For six short months, I was fortunate to call the coast of central Chile home. To this day, the Andean nation that’s just over 200 miles wide at its broadest point but stretches over 2,600 miles from north to south occupies a special place in my heart. Its people have the broadest smiles I’ve ever seen and some of the wild corners I had the pleasure of exploring were absolutely breathtaking.
And yet, Chile is also a place of dichotomy. The threat of industry and development often looms large. During my time there, the words “Patagonia sin represas” (Patagonia without dams) –a common chant in protest of a dam project in Patagonia – was scrawled with spraypaint on walls as far north as the town of Arica. By 2014, the project was dead in the water.

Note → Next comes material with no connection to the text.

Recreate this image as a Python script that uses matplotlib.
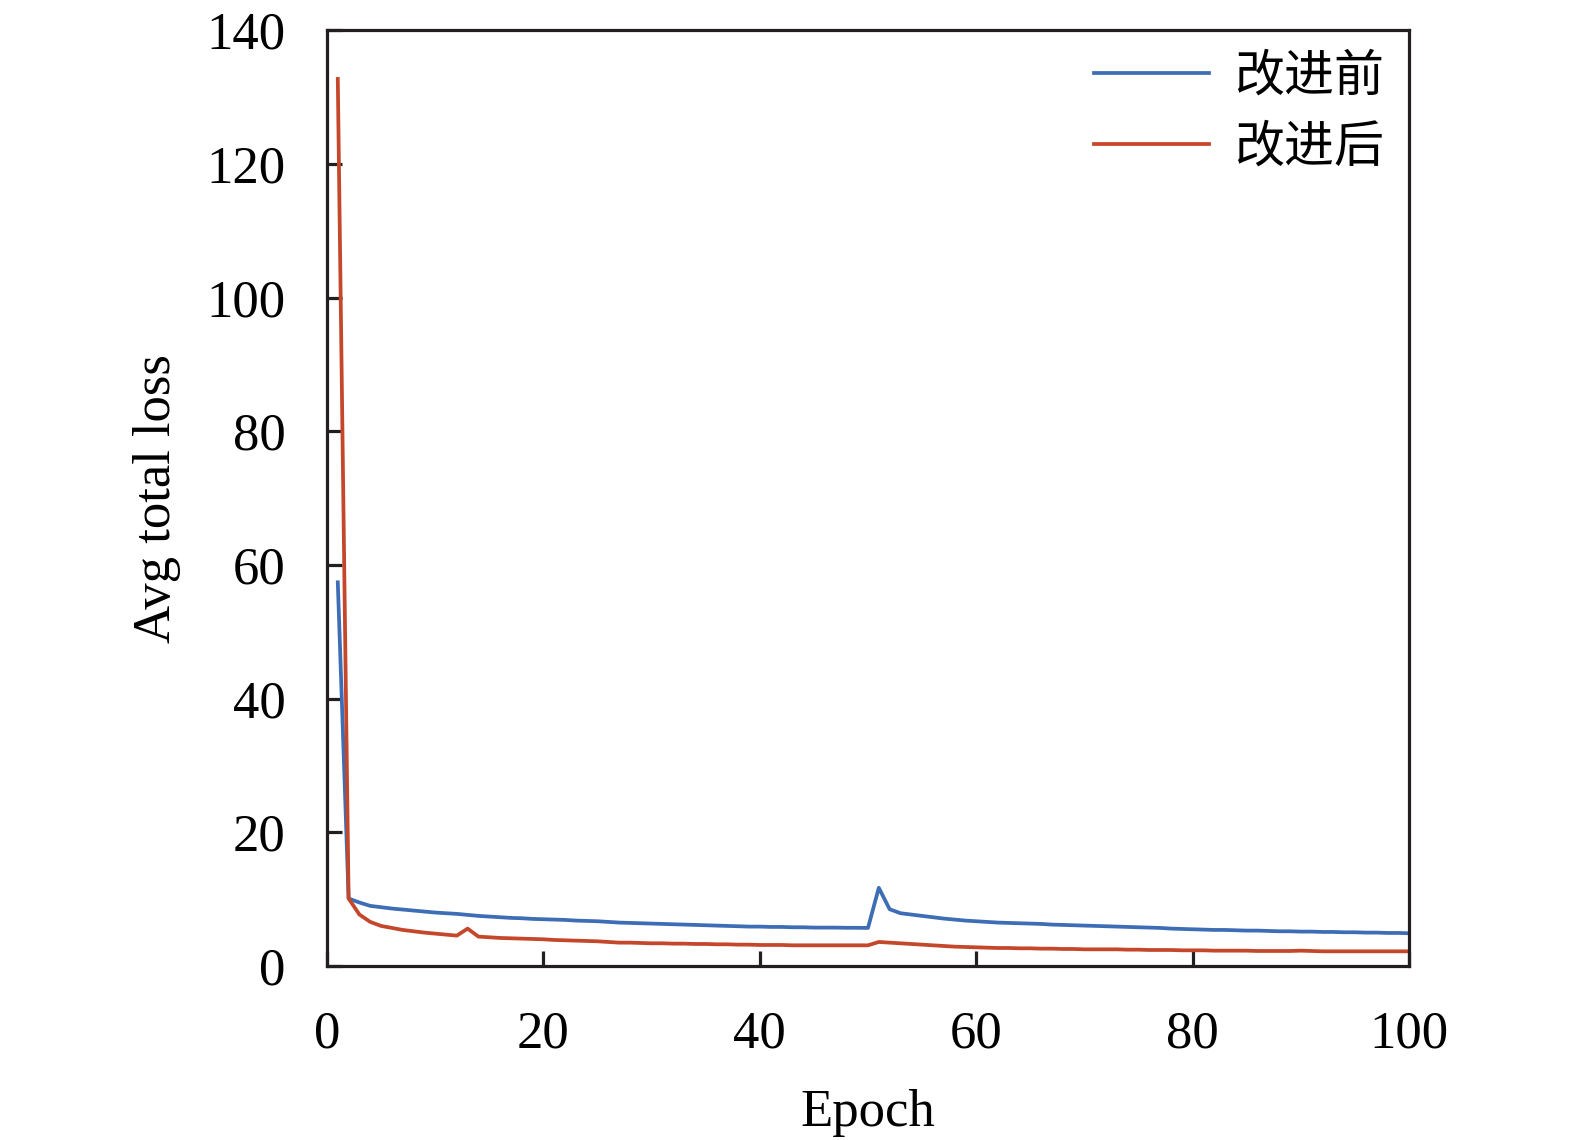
import matplotlib
matplotlib.use('Agg')
import matplotlib.pyplot as plt

plt.rcParams['font.family'] = ['Liberation Serif', 'Noto Sans CJK SC', 'DejaVu Sans']

epochs = list(range(1, 101))

# loss before improvement (blue)
loss_before = [
    57.4, 10.1, 9.5, 9.0, 8.8, 8.6, 8.45, 8.3, 8.15, 8.0,
    7.9, 7.8, 7.65, 7.5, 7.4, 7.3, 7.2, 7.15, 7.05, 7.0,
    6.95, 6.9, 6.8, 6.75, 6.7, 6.6, 6.5, 6.45, 6.4, 6.35,
    6.3, 6.25, 6.2, 6.15, 6.1, 6.05, 6.0, 5.95, 5.9, 5.9,
    5.85, 5.85, 5.8, 5.8, 5.75, 5.75, 5.75, 5.72, 5.72, 5.7,
    11.7, 8.5, 7.9, 7.7, 7.5, 7.3, 7.1, 6.95, 6.8, 6.7,
    6.6, 6.5, 6.45, 6.4, 6.35, 6.3, 6.2, 6.15, 6.1, 6.05,
    6.0, 5.95, 5.9, 5.85, 5.8, 5.75, 5.7, 5.6, 5.55, 5.5,
    5.45, 5.4, 5.4, 5.35, 5.3, 5.3, 5.25, 5.2, 5.2, 5.15,
    5.15, 5.1, 5.1, 5.05, 5.05, 5.0, 5.0, 4.95, 4.95, 4.9,
]

# loss after improvement (red)
loss_after = [
    132.7, 10.1, 7.7, 6.6, 6.0, 5.7, 5.4, 5.2, 5.0, 4.85,
    4.7, 4.55, 5.6, 4.4, 4.3, 4.2, 4.15, 4.1, 4.05, 4.0,
    3.9, 3.85, 3.8, 3.75, 3.7, 3.6, 3.5, 3.5, 3.45, 3.4,
    3.4, 3.35, 3.35, 3.3, 3.3, 3.25, 3.25, 3.2, 3.2, 3.15,
    3.15, 3.15, 3.1, 3.1, 3.1, 3.1, 3.1, 3.1, 3.1, 3.1,
    3.6, 3.5, 3.4, 3.3, 3.2, 3.1, 3.0, 2.9, 2.85, 2.8,
    2.75, 2.7, 2.7, 2.65, 2.65, 2.6, 2.6, 2.55, 2.55, 2.5,
    2.5, 2.5, 2.5, 2.45, 2.45, 2.4, 2.4, 2.4, 2.35, 2.35,
    2.35, 2.3, 2.3, 2.3, 2.3, 2.25, 2.25, 2.25, 2.25, 2.3,
    2.25, 2.2, 2.2, 2.2, 2.2, 2.2, 2.2, 2.2, 2.2, 2.2,
]

fig = plt.figure(figsize=(15.75, 11.4), dpi=100)
ax = fig.add_axes([0.2076, 0.1526, 0.687, 0.821])

ax.plot(epochs, loss_before, color='#3d6db5', lw=2.7, label='改进前')
ax.plot(epochs, loss_after, color='#c4472b', lw=2.7, label='改进后')

ax.set_xlim(0, 100)
ax.set_ylim(0, 140)
ax.set_xticks([0, 20, 40, 60, 80, 100])
ax.set_yticks([0, 20, 40, 60, 80, 100, 120, 140])

for s in ax.spines.values():
    s.set_linewidth(2.3)
    s.set_color('#231f20')
ax.tick_params(direction='in', length=11, width=2.3, color='#231f20',
               labelsize=38, top=False, right=False)
ax.tick_params(axis='x', pad=32)
ax.tick_params(axis='y', pad=30)

ax.set_xlabel('Epoch', fontsize=38, labelpad=22)
ax.set_ylabel('Avg total loss', fontsize=38, labelpad=18)

ax.legend(loc='upper right', frameon=False, fontsize=36,
          handlelength=2.3, handletextpad=0.5, labelspacing=0.48,
          borderaxespad=0.1)

fig.savefig('out.png', dpi=100)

Copper has long been Chile’s primary export – read also the 33 Chilean miners who were stranded in a mine for 69 days in 2010 – the environmental impact of which goes without saying. And salmon farming has quickly become Chile’s second-largest industry.
For Chilean big wave surfer Ramón Navarro, the impact the industry is having on the marine environments off the Chilean coast is too much to bear. The mini-documentary above profiles the development of the salmon industry in Chile, the environmental catastrophe that occurred off the coast of the island of Chiloé back in 2016, and current efforts on the part of salmon farm companies to expand into new areas.
“With near-zero regulation and a wake of destruction behind them, the biggest [salmon farm] companies are looking south to the pristine district of Magallanes for expansion,” the video description explains. “Ramon Navarro exposes the industry, its negative effects, and traces the surprising origins of the industry and largest per-capita consumption of Chilean farmed salmon to the same country: Japan.”
American consumers are far from exculpated. We, too, consume Chilean farmed salmon at huge rates which is precisely why the film ends with the following message.
“The salmon industry is contributing to the catastrophic decline of wild fish and destroying ecosystems around the world. Help us protect the last pristine places on our planet. Avoid eating farmed salmon and say NO to the continued expansion of the salmon industry to Tierra del Fuego and Magallanes in the south of Patagonia in Chile and Argentina.”